=== REQUIRED WORK ===
Can you print the data exactly and leave out each image?
──────────
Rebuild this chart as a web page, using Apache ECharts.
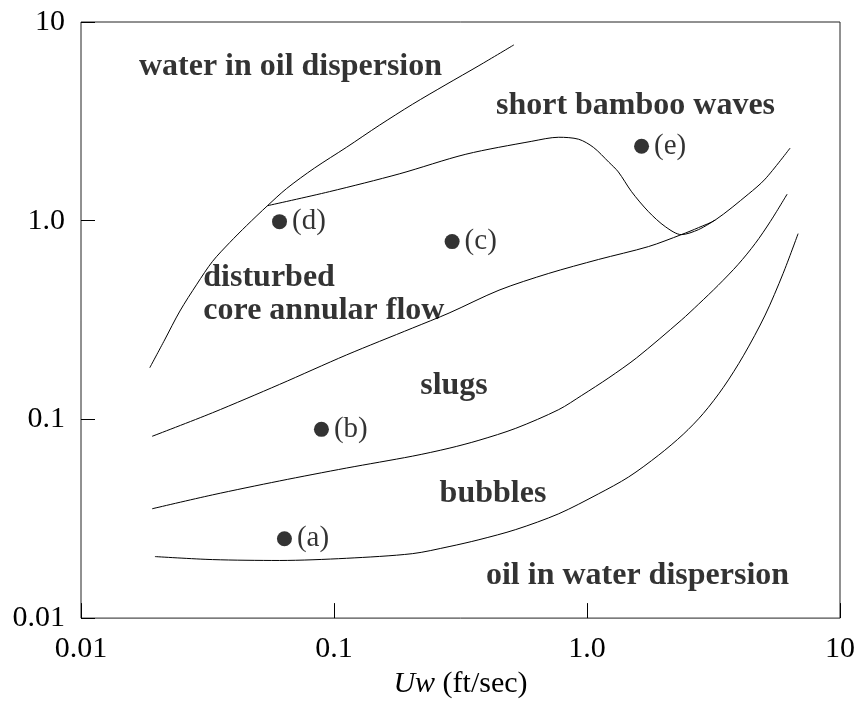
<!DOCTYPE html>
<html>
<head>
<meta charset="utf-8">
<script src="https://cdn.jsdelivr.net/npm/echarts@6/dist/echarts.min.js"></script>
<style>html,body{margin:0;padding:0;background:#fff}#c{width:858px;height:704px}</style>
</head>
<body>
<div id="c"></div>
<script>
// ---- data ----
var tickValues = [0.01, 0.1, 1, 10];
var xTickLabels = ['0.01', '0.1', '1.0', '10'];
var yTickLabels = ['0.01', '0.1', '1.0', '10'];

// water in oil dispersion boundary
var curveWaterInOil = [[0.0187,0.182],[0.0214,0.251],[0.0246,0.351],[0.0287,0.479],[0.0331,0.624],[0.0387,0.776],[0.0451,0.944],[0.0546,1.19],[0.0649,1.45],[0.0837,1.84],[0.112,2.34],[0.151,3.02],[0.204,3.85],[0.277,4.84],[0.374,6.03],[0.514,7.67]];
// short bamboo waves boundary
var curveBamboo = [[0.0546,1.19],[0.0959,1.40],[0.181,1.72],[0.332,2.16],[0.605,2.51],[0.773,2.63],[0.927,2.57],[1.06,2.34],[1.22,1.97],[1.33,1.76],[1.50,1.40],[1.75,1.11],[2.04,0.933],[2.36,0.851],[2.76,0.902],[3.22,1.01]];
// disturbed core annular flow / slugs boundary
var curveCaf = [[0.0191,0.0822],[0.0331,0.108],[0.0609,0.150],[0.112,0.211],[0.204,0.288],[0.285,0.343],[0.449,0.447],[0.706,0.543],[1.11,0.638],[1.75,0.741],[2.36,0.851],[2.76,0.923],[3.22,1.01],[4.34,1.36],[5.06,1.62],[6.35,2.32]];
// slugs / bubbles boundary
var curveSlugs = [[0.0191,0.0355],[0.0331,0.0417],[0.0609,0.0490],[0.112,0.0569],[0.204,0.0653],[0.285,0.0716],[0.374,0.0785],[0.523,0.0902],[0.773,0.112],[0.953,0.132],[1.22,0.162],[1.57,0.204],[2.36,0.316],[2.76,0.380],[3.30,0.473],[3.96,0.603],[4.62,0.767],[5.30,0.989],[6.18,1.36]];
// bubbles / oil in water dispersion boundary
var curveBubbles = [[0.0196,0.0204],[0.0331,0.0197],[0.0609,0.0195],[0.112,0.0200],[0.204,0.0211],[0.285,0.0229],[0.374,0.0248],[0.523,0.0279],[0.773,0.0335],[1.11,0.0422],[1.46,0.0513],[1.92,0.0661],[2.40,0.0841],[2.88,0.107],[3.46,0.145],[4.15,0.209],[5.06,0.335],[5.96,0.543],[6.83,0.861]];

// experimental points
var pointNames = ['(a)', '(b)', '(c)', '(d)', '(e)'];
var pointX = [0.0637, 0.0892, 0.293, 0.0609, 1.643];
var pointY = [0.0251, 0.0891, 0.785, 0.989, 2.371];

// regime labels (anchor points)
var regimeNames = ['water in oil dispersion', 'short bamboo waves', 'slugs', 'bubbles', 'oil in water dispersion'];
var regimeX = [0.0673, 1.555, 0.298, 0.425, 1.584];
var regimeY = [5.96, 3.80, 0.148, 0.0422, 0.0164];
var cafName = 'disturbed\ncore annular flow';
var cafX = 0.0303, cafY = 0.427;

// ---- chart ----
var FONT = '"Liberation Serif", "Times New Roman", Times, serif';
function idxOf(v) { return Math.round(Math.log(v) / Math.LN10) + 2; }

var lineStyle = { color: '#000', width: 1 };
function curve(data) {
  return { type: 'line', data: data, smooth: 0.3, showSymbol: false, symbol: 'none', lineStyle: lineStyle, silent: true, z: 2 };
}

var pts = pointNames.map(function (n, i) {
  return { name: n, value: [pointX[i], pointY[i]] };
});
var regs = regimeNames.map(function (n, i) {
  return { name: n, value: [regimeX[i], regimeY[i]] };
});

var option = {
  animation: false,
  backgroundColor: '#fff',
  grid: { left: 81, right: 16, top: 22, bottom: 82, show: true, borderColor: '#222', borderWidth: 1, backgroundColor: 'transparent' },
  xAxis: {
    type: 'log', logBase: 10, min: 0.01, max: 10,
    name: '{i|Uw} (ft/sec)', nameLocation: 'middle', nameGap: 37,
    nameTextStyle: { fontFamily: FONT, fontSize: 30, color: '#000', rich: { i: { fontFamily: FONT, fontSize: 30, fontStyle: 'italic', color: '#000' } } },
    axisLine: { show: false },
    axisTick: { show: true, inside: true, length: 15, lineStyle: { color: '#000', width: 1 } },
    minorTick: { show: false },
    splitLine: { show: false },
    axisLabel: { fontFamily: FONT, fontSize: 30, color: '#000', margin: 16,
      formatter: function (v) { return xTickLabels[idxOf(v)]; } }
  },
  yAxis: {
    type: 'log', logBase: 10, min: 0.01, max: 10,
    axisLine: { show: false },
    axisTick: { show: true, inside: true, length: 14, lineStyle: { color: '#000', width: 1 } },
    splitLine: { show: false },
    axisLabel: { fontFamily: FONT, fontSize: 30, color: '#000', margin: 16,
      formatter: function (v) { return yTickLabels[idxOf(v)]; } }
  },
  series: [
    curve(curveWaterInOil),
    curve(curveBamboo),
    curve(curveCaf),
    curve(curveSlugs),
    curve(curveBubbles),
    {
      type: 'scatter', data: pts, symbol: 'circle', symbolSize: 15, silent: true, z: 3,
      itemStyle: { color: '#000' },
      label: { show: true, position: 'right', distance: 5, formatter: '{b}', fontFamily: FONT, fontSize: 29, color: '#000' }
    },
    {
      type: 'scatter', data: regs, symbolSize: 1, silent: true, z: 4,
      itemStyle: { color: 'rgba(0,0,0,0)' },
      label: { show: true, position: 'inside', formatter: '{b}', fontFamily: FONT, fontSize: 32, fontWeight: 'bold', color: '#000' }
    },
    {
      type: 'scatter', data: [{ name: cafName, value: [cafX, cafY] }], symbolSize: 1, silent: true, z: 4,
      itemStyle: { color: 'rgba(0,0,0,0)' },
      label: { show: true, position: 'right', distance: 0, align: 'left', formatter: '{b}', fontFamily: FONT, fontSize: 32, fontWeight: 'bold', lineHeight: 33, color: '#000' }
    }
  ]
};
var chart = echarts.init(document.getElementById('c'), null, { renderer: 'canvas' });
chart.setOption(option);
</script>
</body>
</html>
──────────
=== ANSWER TO THIS PROBLEM ===
Rebuild this chart as a web page, using Apache ECharts.
<!DOCTYPE html>
<html>
<head>
<meta charset="utf-8">
<script src="https://cdn.jsdelivr.net/npm/echarts@6/dist/echarts.min.js"></script>
<style>html,body{margin:0;padding:0;background:#fff}#c{width:858px;height:704px}</style>
</head>
<body>
<div id="c"></div>
<script>
// ---- data ----
var tickValues = [0.01, 0.1, 1, 10];
var xTickLabels = ['0.01', '0.1', '1.0', '10'];
var yTickLabels = ['0.01', '0.1', '1.0', '10'];

// water in oil dispersion boundary
var curveWaterInOil = [[0.0187,0.182],[0.0214,0.251],[0.0246,0.351],[0.0287,0.479],[0.0331,0.624],[0.0387,0.776],[0.0451,0.944],[0.0546,1.19],[0.0649,1.45],[0.0837,1.84],[0.112,2.34],[0.151,3.02],[0.204,3.85],[0.277,4.84],[0.374,6.03],[0.514,7.67]];
// short bamboo waves boundary
var curveBamboo = [[0.0546,1.19],[0.0959,1.40],[0.181,1.72],[0.332,2.16],[0.605,2.51],[0.773,2.63],[0.927,2.57],[1.06,2.34],[1.22,1.97],[1.33,1.76],[1.50,1.40],[1.75,1.11],[2.04,0.933],[2.36,0.851],[2.76,0.902],[3.22,1.01]];
// disturbed core annular flow / slugs boundary
var curveCaf = [[0.0191,0.0822],[0.0331,0.108],[0.0609,0.150],[0.112,0.211],[0.204,0.288],[0.285,0.343],[0.449,0.447],[0.706,0.543],[1.11,0.638],[1.75,0.741],[2.36,0.851],[2.76,0.923],[3.22,1.01],[4.34,1.36],[5.06,1.62],[6.35,2.32]];
// slugs / bubbles boundary
var curveSlugs = [[0.0191,0.0355],[0.0331,0.0417],[0.0609,0.0490],[0.112,0.0569],[0.204,0.0653],[0.285,0.0716],[0.374,0.0785],[0.523,0.0902],[0.773,0.112],[0.953,0.132],[1.22,0.162],[1.57,0.204],[2.36,0.316],[2.76,0.380],[3.30,0.473],[3.96,0.603],[4.62,0.767],[5.30,0.989],[6.18,1.36]];
// bubbles / oil in water dispersion boundary
var curveBubbles = [[0.0196,0.0204],[0.0331,0.0197],[0.0609,0.0195],[0.112,0.0200],[0.204,0.0211],[0.285,0.0229],[0.374,0.0248],[0.523,0.0279],[0.773,0.0335],[1.11,0.0422],[1.46,0.0513],[1.92,0.0661],[2.40,0.0841],[2.88,0.107],[3.46,0.145],[4.15,0.209],[5.06,0.335],[5.96,0.543],[6.83,0.861]];

// experimental points
var pointNames = ['(a)', '(b)', '(c)', '(d)', '(e)'];
var pointX = [0.0637, 0.0892, 0.293, 0.0609, 1.643];
var pointY = [0.0251, 0.0891, 0.785, 0.989, 2.371];

// regime labels (anchor points)
var regimeNames = ['water in oil dispersion', 'short bamboo waves', 'slugs', 'bubbles', 'oil in water dispersion'];
var regimeX = [0.0673, 1.555, 0.298, 0.425, 1.584];
var regimeY = [5.96, 3.80, 0.148, 0.0422, 0.0164];
var cafName = 'disturbed\ncore annular flow';
var cafX = 0.0303, cafY = 0.427;

// ---- chart ----
var FONT = '"Liberation Serif", "Times New Roman", Times, serif';
function idxOf(v) { return Math.round(Math.log(v) / Math.LN10) + 2; }

var lineStyle = { color: '#000', width: 1 };
function curve(data) {
  return { type: 'line', data: data, smooth: 0.3, showSymbol: false, symbol: 'none', lineStyle: lineStyle, silent: true, z: 2 };
}

var pts = pointNames.map(function (n, i) {
  return { name: n, value: [pointX[i], pointY[i]] };
});
var regs = regimeNames.map(function (n, i) {
  return { name: n, value: [regimeX[i], regimeY[i]] };
});

var option = {
  animation: false,
  backgroundColor: '#fff',
  grid: { left: 81, right: 16, top: 22, bottom: 82, show: true, borderColor: '#222', borderWidth: 1, backgroundColor: 'transparent' },
  xAxis: {
    type: 'log', logBase: 10, min: 0.01, max: 10,
    name: '{i|Uw} (ft/sec)', nameLocation: 'middle', nameGap: 37,
    nameTextStyle: { fontFamily: FONT, fontSize: 30, color: '#000', rich: { i: { fontFamily: FONT, fontSize: 30, fontStyle: 'italic', color: '#000' } } },
    axisLine: { show: false },
    axisTick: { show: true, inside: true, length: 15, lineStyle: { color: '#000', width: 1 } },
    minorTick: { show: false },
    splitLine: { show: false },
    axisLabel: { fontFamily: FONT, fontSize: 30, color: '#000', margin: 16,
      formatter: function (v) { return xTickLabels[idxOf(v)]; } }
  },
  yAxis: {
    type: 'log', logBase: 10, min: 0.01, max: 10,
    axisLine: { show: false },
    axisTick: { show: true, inside: true, length: 14, lineStyle: { color: '#000', width: 1 } },
    splitLine: { show: false },
    axisLabel: { fontFamily: FONT, fontSize: 30, color: '#000', margin: 16,
      formatter: function (v) { return yTickLabels[idxOf(v)]; } }
  },
  series: [
    curve(curveWaterInOil),
    curve(curveBamboo),
    curve(curveCaf),
    curve(curveSlugs),
    curve(curveBubbles),
    {
      type: 'scatter', data: pts, symbol: 'circle', symbolSize: 15, silent: true, z: 3,
      itemStyle: { color: '#000' },
      label: { show: true, position: 'right', distance: 5, formatter: '{b}', fontFamily: FONT, fontSize: 29, color: '#000' }
    },
    {
      type: 'scatter', data: regs, symbolSize: 1, silent: true, z: 4,
      itemStyle: { color: 'rgba(0,0,0,0)' },
      label: { show: true, position: 'inside', formatter: '{b}', fontFamily: FONT, fontSize: 32, fontWeight: 'bold', color: '#000' }
    },
    {
      type: 'scatter', data: [{ name: cafName, value: [cafX, cafY] }], symbolSize: 1, silent: true, z: 4,
      itemStyle: { color: 'rgba(0,0,0,0)' },
      label: { show: true, position: 'right', distance: 0, align: 'left', formatter: '{b}', fontFamily: FONT, fontSize: 32, fontWeight: 'bold', lineHeight: 33, color: '#000' }
    }
  ]
};
var chart = echarts.init(document.getElementById('c'), null, { renderer: 'canvas' });
chart.setOption(option);
</script>
</body>
</html>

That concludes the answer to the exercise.